## begin Information shown

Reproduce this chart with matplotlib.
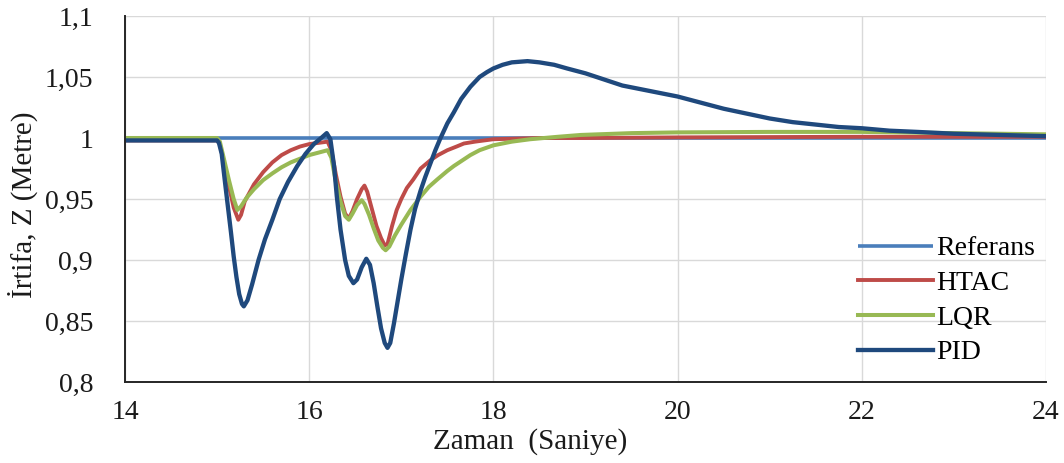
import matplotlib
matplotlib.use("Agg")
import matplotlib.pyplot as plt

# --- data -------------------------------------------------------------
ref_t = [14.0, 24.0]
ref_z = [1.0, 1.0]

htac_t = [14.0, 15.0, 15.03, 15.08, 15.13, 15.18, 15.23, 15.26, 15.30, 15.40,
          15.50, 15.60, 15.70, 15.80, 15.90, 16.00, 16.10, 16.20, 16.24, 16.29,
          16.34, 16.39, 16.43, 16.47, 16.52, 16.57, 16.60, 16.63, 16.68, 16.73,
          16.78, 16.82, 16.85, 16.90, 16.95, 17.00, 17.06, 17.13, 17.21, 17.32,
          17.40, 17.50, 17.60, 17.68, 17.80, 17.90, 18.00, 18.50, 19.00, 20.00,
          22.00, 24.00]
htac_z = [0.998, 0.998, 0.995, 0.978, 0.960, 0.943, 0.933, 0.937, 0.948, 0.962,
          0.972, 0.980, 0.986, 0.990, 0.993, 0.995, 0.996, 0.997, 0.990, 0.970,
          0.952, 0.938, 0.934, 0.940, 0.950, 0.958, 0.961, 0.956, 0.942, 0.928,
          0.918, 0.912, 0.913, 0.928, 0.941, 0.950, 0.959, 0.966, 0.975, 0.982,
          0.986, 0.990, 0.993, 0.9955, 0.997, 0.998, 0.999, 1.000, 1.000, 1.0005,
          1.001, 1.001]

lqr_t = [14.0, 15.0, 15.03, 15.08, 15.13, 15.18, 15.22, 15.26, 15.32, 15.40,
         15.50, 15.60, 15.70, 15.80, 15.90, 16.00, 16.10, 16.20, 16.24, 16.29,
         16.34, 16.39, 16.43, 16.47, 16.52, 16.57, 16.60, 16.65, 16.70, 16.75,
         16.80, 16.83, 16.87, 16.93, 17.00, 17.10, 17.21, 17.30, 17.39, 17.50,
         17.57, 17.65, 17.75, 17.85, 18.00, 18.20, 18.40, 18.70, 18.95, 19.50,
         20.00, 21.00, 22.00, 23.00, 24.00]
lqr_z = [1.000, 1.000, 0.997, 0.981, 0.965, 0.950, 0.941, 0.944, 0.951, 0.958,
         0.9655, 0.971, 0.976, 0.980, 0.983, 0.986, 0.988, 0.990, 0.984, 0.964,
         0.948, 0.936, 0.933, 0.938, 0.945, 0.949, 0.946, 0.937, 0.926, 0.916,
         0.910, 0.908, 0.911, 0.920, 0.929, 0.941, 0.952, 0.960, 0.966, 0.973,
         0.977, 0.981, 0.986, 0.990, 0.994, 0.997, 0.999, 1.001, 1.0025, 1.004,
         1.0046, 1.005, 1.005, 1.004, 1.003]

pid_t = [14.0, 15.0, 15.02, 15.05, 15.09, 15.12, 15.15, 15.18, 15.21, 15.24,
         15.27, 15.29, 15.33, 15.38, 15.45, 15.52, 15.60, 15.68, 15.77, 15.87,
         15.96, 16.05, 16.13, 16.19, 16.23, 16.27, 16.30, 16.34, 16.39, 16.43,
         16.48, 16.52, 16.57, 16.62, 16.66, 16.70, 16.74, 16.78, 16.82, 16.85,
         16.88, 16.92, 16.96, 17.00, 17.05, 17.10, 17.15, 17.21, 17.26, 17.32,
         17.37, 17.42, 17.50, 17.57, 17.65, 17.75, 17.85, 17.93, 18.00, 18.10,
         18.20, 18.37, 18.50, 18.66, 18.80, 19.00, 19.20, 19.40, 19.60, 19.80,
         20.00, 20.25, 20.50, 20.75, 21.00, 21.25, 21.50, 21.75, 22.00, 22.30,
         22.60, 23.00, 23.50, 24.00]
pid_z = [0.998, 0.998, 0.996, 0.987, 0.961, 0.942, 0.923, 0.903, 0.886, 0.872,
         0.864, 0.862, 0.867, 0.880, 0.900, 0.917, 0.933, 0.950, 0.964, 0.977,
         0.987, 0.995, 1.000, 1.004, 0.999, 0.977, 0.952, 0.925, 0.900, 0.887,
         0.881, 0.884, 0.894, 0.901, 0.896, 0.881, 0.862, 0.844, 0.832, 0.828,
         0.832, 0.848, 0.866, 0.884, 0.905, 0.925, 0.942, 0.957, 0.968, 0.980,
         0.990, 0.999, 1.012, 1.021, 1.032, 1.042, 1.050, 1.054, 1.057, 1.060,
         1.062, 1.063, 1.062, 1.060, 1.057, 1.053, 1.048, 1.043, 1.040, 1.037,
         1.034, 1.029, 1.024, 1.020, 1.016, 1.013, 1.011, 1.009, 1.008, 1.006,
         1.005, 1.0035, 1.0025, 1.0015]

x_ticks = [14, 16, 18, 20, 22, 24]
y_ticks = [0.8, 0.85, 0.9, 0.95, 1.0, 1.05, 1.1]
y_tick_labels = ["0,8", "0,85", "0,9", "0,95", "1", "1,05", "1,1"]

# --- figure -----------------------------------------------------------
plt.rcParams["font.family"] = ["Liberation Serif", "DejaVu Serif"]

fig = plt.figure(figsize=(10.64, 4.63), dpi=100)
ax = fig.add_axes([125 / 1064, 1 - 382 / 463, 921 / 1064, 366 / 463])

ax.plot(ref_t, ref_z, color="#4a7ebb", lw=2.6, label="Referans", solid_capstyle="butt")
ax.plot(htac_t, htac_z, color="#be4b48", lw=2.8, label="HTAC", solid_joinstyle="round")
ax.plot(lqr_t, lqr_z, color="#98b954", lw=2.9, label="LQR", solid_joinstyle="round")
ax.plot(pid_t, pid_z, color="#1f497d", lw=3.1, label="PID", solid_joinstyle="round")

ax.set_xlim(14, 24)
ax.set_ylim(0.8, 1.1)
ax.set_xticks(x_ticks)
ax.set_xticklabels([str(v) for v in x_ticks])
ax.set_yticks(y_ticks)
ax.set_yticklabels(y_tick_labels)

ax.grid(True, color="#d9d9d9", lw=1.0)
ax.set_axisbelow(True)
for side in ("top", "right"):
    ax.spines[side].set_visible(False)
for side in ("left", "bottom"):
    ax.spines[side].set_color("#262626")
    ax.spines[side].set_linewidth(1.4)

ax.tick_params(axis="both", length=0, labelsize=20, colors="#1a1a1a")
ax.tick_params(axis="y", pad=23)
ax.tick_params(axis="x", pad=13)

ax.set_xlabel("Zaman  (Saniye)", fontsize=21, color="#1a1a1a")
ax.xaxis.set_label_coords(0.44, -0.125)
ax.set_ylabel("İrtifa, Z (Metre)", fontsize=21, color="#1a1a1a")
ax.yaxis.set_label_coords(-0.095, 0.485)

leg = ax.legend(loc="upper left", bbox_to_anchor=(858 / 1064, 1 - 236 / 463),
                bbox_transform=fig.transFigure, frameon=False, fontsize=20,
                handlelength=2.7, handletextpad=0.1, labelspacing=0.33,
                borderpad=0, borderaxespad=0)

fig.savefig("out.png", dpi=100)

## end Information shown

Your objective> Leaving the pictures aside, transcribe the entire listing exactly.

Output for this exercise>
Reproduce this chart with matplotlib.
import matplotlib
matplotlib.use("Agg")
import matplotlib.pyplot as plt

# --- data -------------------------------------------------------------
ref_t = [14.0, 24.0]
ref_z = [1.0, 1.0]

htac_t = [14.0, 15.0, 15.03, 15.08, 15.13, 15.18, 15.23, 15.26, 15.30, 15.40,
          15.50, 15.60, 15.70, 15.80, 15.90, 16.00, 16.10, 16.20, 16.24, 16.29,
          16.34, 16.39, 16.43, 16.47, 16.52, 16.57, 16.60, 16.63, 16.68, 16.73,
          16.78, 16.82, 16.85, 16.90, 16.95, 17.00, 17.06, 17.13, 17.21, 17.32,
          17.40, 17.50, 17.60, 17.68, 17.80, 17.90, 18.00, 18.50, 19.00, 20.00,
          22.00, 24.00]
htac_z = [0.998, 0.998, 0.995, 0.978, 0.960, 0.943, 0.933, 0.937, 0.948, 0.962,
          0.972, 0.980, 0.986, 0.990, 0.993, 0.995, 0.996, 0.997, 0.990, 0.970,
          0.952, 0.938, 0.934, 0.940, 0.950, 0.958, 0.961, 0.956, 0.942, 0.928,
          0.918, 0.912, 0.913, 0.928, 0.941, 0.950, 0.959, 0.966, 0.975, 0.982,
          0.986, 0.990, 0.993, 0.9955, 0.997, 0.998, 0.999, 1.000, 1.000, 1.0005,
          1.001, 1.001]

lqr_t = [14.0, 15.0, 15.03, 15.08, 15.13, 15.18, 15.22, 15.26, 15.32, 15.40,
         15.50, 15.60, 15.70, 15.80, 15.90, 16.00, 16.10, 16.20, 16.24, 16.29,
         16.34, 16.39, 16.43, 16.47, 16.52, 16.57, 16.60, 16.65, 16.70, 16.75,
         16.80, 16.83, 16.87, 16.93, 17.00, 17.10, 17.21, 17.30, 17.39, 17.50,
         17.57, 17.65, 17.75, 17.85, 18.00, 18.20, 18.40, 18.70, 18.95, 19.50,
         20.00, 21.00, 22.00, 23.00, 24.00]
lqr_z = [1.000, 1.000, 0.997, 0.981, 0.965, 0.950, 0.941, 0.944, 0.951, 0.958,
         0.9655, 0.971, 0.976, 0.980, 0.983, 0.986, 0.988, 0.990, 0.984, 0.964,
         0.948, 0.936, 0.933, 0.938, 0.945, 0.949, 0.946, 0.937, 0.926, 0.916,
         0.910, 0.908, 0.911, 0.920, 0.929, 0.941, 0.952, 0.960, 0.966, 0.973,
         0.977, 0.981, 0.986, 0.990, 0.994, 0.997, 0.999, 1.001, 1.0025, 1.004,
         1.0046, 1.005, 1.005, 1.004, 1.003]

pid_t = [14.0, 15.0, 15.02, 15.05, 15.09, 15.12, 15.15, 15.18, 15.21, 15.24,
         15.27, 15.29, 15.33, 15.38, 15.45, 15.52, 15.60, 15.68, 15.77, 15.87,
         15.96, 16.05, 16.13, 16.19, 16.23, 16.27, 16.30, 16.34, 16.39, 16.43,
         16.48, 16.52, 16.57, 16.62, 16.66, 16.70, 16.74, 16.78, 16.82, 16.85,
         16.88, 16.92, 16.96, 17.00, 17.05, 17.10, 17.15, 17.21, 17.26, 17.32,
         17.37, 17.42, 17.50, 17.57, 17.65, 17.75, 17.85, 17.93, 18.00, 18.10,
         18.20, 18.37, 18.50, 18.66, 18.80, 19.00, 19.20, 19.40, 19.60, 19.80,
         20.00, 20.25, 20.50, 20.75, 21.00, 21.25, 21.50, 21.75, 22.00, 22.30,
         22.60, 23.00, 23.50, 24.00]
pid_z = [0.998, 0.998, 0.996, 0.987, 0.961, 0.942, 0.923, 0.903, 0.886, 0.872,
         0.864, 0.862, 0.867, 0.880, 0.900, 0.917, 0.933, 0.950, 0.964, 0.977,
         0.987, 0.995, 1.000, 1.004, 0.999, 0.977, 0.952, 0.925, 0.900, 0.887,
         0.881, 0.884, 0.894, 0.901, 0.896, 0.881, 0.862, 0.844, 0.832, 0.828,
         0.832, 0.848, 0.866, 0.884, 0.905, 0.925, 0.942, 0.957, 0.968, 0.980,
         0.990, 0.999, 1.012, 1.021, 1.032, 1.042, 1.050, 1.054, 1.057, 1.060,
         1.062, 1.063, 1.062, 1.060, 1.057, 1.053, 1.048, 1.043, 1.040, 1.037,
         1.034, 1.029, 1.024, 1.020, 1.016, 1.013, 1.011, 1.009, 1.008, 1.006,
         1.005, 1.0035, 1.0025, 1.0015]

x_ticks = [14, 16, 18, 20, 22, 24]
y_ticks = [0.8, 0.85, 0.9, 0.95, 1.0, 1.05, 1.1]
y_tick_labels = ["0,8", "0,85", "0,9", "0,95", "1", "1,05", "1,1"]

# --- figure -----------------------------------------------------------
plt.rcParams["font.family"] = ["Liberation Serif", "DejaVu Serif"]

fig = plt.figure(figsize=(10.64, 4.63), dpi=100)
ax = fig.add_axes([125 / 1064, 1 - 382 / 463, 921 / 1064, 366 / 463])

ax.plot(ref_t, ref_z, color="#4a7ebb", lw=2.6, label="Referans", solid_capstyle="butt")
ax.plot(htac_t, htac_z, color="#be4b48", lw=2.8, label="HTAC", solid_joinstyle="round")
ax.plot(lqr_t, lqr_z, color="#98b954", lw=2.9, label="LQR", solid_joinstyle="round")
ax.plot(pid_t, pid_z, color="#1f497d", lw=3.1, label="PID", solid_joinstyle="round")

ax.set_xlim(14, 24)
ax.set_ylim(0.8, 1.1)
ax.set_xticks(x_ticks)
ax.set_xticklabels([str(v) for v in x_ticks])
ax.set_yticks(y_ticks)
ax.set_yticklabels(y_tick_labels)

ax.grid(True, color="#d9d9d9", lw=1.0)
ax.set_axisbelow(True)
for side in ("top", "right"):
    ax.spines[side].set_visible(False)
for side in ("left", "bottom"):
    ax.spines[side].set_color("#262626")
    ax.spines[side].set_linewidth(1.4)

ax.tick_params(axis="both", length=0, labelsize=20, colors="#1a1a1a")
ax.tick_params(axis="y", pad=23)
ax.tick_params(axis="x", pad=13)

ax.set_xlabel("Zaman  (Saniye)", fontsize=21, color="#1a1a1a")
ax.xaxis.set_label_coords(0.44, -0.125)
ax.set_ylabel("İrtifa, Z (Metre)", fontsize=21, color="#1a1a1a")
ax.yaxis.set_label_coords(-0.095, 0.485)

leg = ax.legend(loc="upper left", bbox_to_anchor=(858 / 1064, 1 - 236 / 463),
                bbox_transform=fig.transFigure, frameon=False, fontsize=20,
                handlelength=2.7, handletextpad=0.1, labelspacing=0.33,
                borderpad=0, borderaxespad=0)

fig.savefig("out.png", dpi=100)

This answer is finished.